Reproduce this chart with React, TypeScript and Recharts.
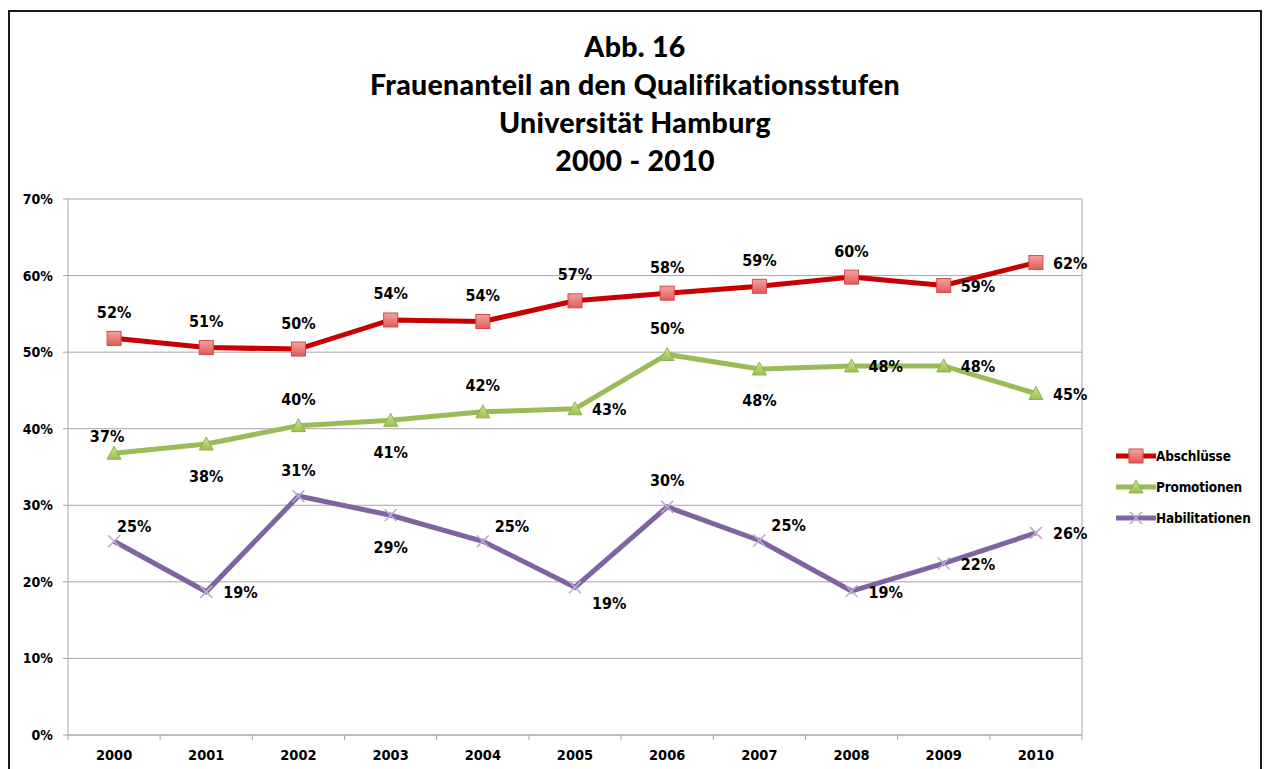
import * as React from "react"
import { CartesianGrid, LabelList, Legend, Line, LineChart, XAxis, YAxis } from "recharts"

// Frauenanteil in Prozent je Jahr
const years = ["2000", "2001", "2002", "2003", "2004", "2005", "2006", "2007", "2008", "2009", "2010"]
const abschluesse = [51.8, 50.6, 50.4, 54.2, 54.0, 56.7, 57.7, 58.6, 59.8, 58.7, 61.7]
const promotionen = [36.8, 38.0, 40.4, 41.1, 42.2, 42.6, 49.7, 47.8, 48.2, 48.2, 44.6]
const habilitationen = [25.3, 18.7, 31.2, 28.7, 25.3, 19.3, 29.8, 25.4, 18.8, 22.4, 26.4]
const yTicks = [0, 10, 20, 30, 40, 50, 60, 70]
const seriesOrder = ["abschluesse", "promotionen", "habilitationen"]

const titleLines = ["Abb. 16", "Frauenanteil an den Qualifikationsstufen", "Universität Hamburg", "2000 - 2010"]

// where each data label sits relative to its point (as Excel placed them)
const placeAbschluesse = ["top", "top", "top", "top", "top", "top", "top", "top", "top", "right", "right"]
const placePromotionen = ["topLeft", "bottom", "top", "bottom", "top", "right", "top", "bottom", "right", "right", "right"]
const placeHabilitationen = ["topRight", "right", "top", "bottom", "rightUp", "rightDown", "top", "rightUp", "right", "right", "right"]

const data = years.map((year, i) => ({
  year,
  abschluesse: abschluesse[i],
  promotionen: promotionen[i],
  habilitationen: habilitationen[i],
}))

const RED = "#C80000"
const GREEN = "#9BBB59"
const PURPLE = "#8064A2"
const GRID = "#A6A6A6"
const FONT = "'DejaVu Sans Condensed', 'DejaVu Sans', Verdana, sans-serif"

function SquareMark({ cx, cy }: any) {
  if (cx == null || cy == null) return null
  return (
    <rect x={cx - 7} y={cy - 7} width={14} height={14} fill="url(#sqFill)" stroke="#D24A4A" strokeWidth={1} />
  )
}

function TriangleMark({ cx, cy }: any) {
  if (cx == null || cy == null) return null
  return (
    <path d={`M${cx},${cy - 7} L${cx + 7},${cy + 6} L${cx - 7},${cy + 6} Z`} fill="url(#triFill)" stroke="#8FB04E" strokeWidth={1} />
  )
}

function CrossMark({ cx, cy }: any) {
  if (cx == null || cy == null) return null
  return (
    <g stroke="#B9ACD3" strokeWidth={1.6}>
      <line x1={cx - 6} y1={cy - 6} x2={cx + 6} y2={cy + 6} />
      <line x1={cx - 6} y1={cy + 6} x2={cx + 6} y2={cy - 6} />
    </g>
  )
}

function makeLabel(places: string[]) {
  return function PointLabel(props: any) {
    const { x, y, value, index } = props
    if (x == null || y == null) return null
    const p = places[index] || "top"
    let tx = x
    let ty = y - 26
    let anchor: "start" | "middle" = "middle"
    if (p === "bottom") ty = y + 32
    else if (p === "right") { tx = x + 17; ty = y + 1; anchor = "start" }
    else if (p === "rightUp") { tx = x + 12; ty = y - 15; anchor = "start" }
    else if (p === "rightDown") { tx = x + 17; ty = y + 16; anchor = "start" }
    else if (p === "topRight") { tx = x + 3; ty = y - 15; anchor = "start" }
    else if (p === "topLeft") { tx = x - 7; ty = y - 17 }
    return (
      <text x={tx} y={ty} textAnchor={anchor} dominantBaseline="central" fontFamily={FONT} fontWeight="bold" fontSize={16} fill="#000">
        {Math.round(Number(value))}%
      </text>
    )
  }
}

function YearTick(props: any) {
  const { x, y, payload, index } = props
  const half = payload?.offset || 46
  return (
    <g>
      <line x1={x - half} y1={y} x2={x - half} y2={y + 5} stroke={GRID} />
      {index === years.length - 1 && <line x1={x + half} y1={y} x2={x + half} y2={y + 5} stroke={GRID} />}
      <text x={x} y={y + 20} textAnchor="middle" dominantBaseline="central" fontFamily={FONT} fontWeight="bold" fontSize={14.5} fill="#000">
        {payload.value}
      </text>
    </g>
  )
}

const markers: Record<string, (p: any) => React.ReactElement | null> = {
  abschluesse: SquareMark,
  promotionen: TriangleMark,
  habilitationen: CrossMark,
}

function LegendBox({ payload }: any) {
  const items = [...(payload || [])].sort(
    (a: any, b: any) => seriesOrder.indexOf(a.dataKey) - seriesOrder.indexOf(b.dataKey)
  )
  return (
    <div style={{ display: "flex", flexDirection: "column", gap: 11 }}>
      {items.map((item: any) => {
        const Mark = markers[item.dataKey]
        return (
          <div key={item.dataKey} style={{ display: "flex", alignItems: "center", height: 20 }}>
            <svg width={40} height={20}>
              <line x1={0} y1={10} x2={40} y2={10} stroke={item.color} strokeWidth={5} strokeLinecap="round" />
              {Mark && <Mark cx={20} cy={10} />}
            </svg>
            <span style={{ fontFamily: FONT, fontWeight: "bold", fontSize: 13.5, letterSpacing: -0.2, color: "#000" }}>
              {item.value}
            </span>
          </div>
        )
      })}
    </div>
  )
}

export default function App() {
  return (
    <div
      style={{
        position: "absolute",
        left: 8,
        top: 10,
        width: 1254,
        height: 759,
        boxSizing: "border-box",
        borderTop: "2px solid #1a1a1a",
        borderLeft: "2px solid #1a1a1a",
        borderRight: "2px solid #1a1a1a",
        background: "#fff",
      }}
    >
      <div style={{ position: "absolute", left: 0, top: 15, width: "100%", textAlign: "center" }}>
        {titleLines.map((t) => (
          <div key={t} style={{ fontFamily: "Lato, 'Open Sans', sans-serif", fontWeight: 900, fontSize: 28.5, letterSpacing: 0.3, lineHeight: "38px", color: "#000" }}>
            {t}
          </div>
        ))}
      </div>
      <LineChart width={1250} height={757} data={data} margin={{ top: 187, right: 178, bottom: 4, left: 0 }}>
        <defs>
          <linearGradient id="sqFill" x1="0" y1="0" x2="0" y2="1">
            <stop offset="0%" stopColor="#F4A3A0" />
            <stop offset="100%" stopColor="#DE5B57" />
          </linearGradient>
          <linearGradient id="triFill" x1="0" y1="0" x2="0" y2="1">
            <stop offset="0%" stopColor="#CDE39A" />
            <stop offset="100%" stopColor="#9BC14E" />
          </linearGradient>
        </defs>
        <CartesianGrid
          stroke={GRID}
          vertical={true}
          verticalCoordinatesGenerator={({ offset }: any) => [offset.left + offset.width]}
        />
        <XAxis
          dataKey="year"
          scale="band"
          height={30}
          axisLine={{ stroke: GRID }}
          tickLine={false}
          tickSize={0}
          tickMargin={0}
          tick={<YearTick />}
          interval={0}
        />
        <YAxis
          domain={[0, 70]}
          ticks={yTicks}
          width={58}
          axisLine={{ stroke: GRID }}
          tickLine={{ stroke: GRID }}
          tickSize={5}
          tickMargin={10}
          tickFormatter={(v) => `${v}%`}
          tick={{ fontFamily: FONT, fontWeight: "bold", fontSize: 14, fill: "#000" }}
        />
        <Legend
          layout="vertical"
          align="center"
          verticalAlign="middle"
          wrapperStyle={{ left: 1106, top: 434, width: 144 }}
          content={<LegendBox />}
        />
        <Line
          dataKey="abschluesse"
          name="Abschlüsse"
          stroke={RED}
          strokeWidth={5}
          dot={<SquareMark />}
          activeDot={false}
          isAnimationActive={false}
        >
          <LabelList dataKey="abschluesse" content={makeLabel(placeAbschluesse)} />
        </Line>
        <Line
          dataKey="promotionen"
          name="Promotionen"
          stroke={GREEN}
          strokeWidth={5}
          dot={<TriangleMark />}
          activeDot={false}
          isAnimationActive={false}
        >
          <LabelList dataKey="promotionen" content={makeLabel(placePromotionen)} />
        </Line>
        <Line
          dataKey="habilitationen"
          name="Habilitationen"
          stroke={PURPLE}
          strokeWidth={5}
          dot={<CrossMark />}
          activeDot={false}
          isAnimationActive={false}
        >
          <LabelList dataKey="habilitationen" content={makeLabel(placeHabilitationen)} />
        </Line>
      </LineChart>
    </div>
  )
}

* * *

## Exercise description
Repeat the lines exactly as they stand, from the opening line of the data through the line with "LineChart, XAxis, YAxis". Pictures stay out of the copy.

## Finished exercise
Reproduce this chart with React, TypeScript and Recharts.
import * as React from "react"
import { CartesianGrid, LabelList, Legend, Line, LineChart, XAxis, YAxis } from "recharts"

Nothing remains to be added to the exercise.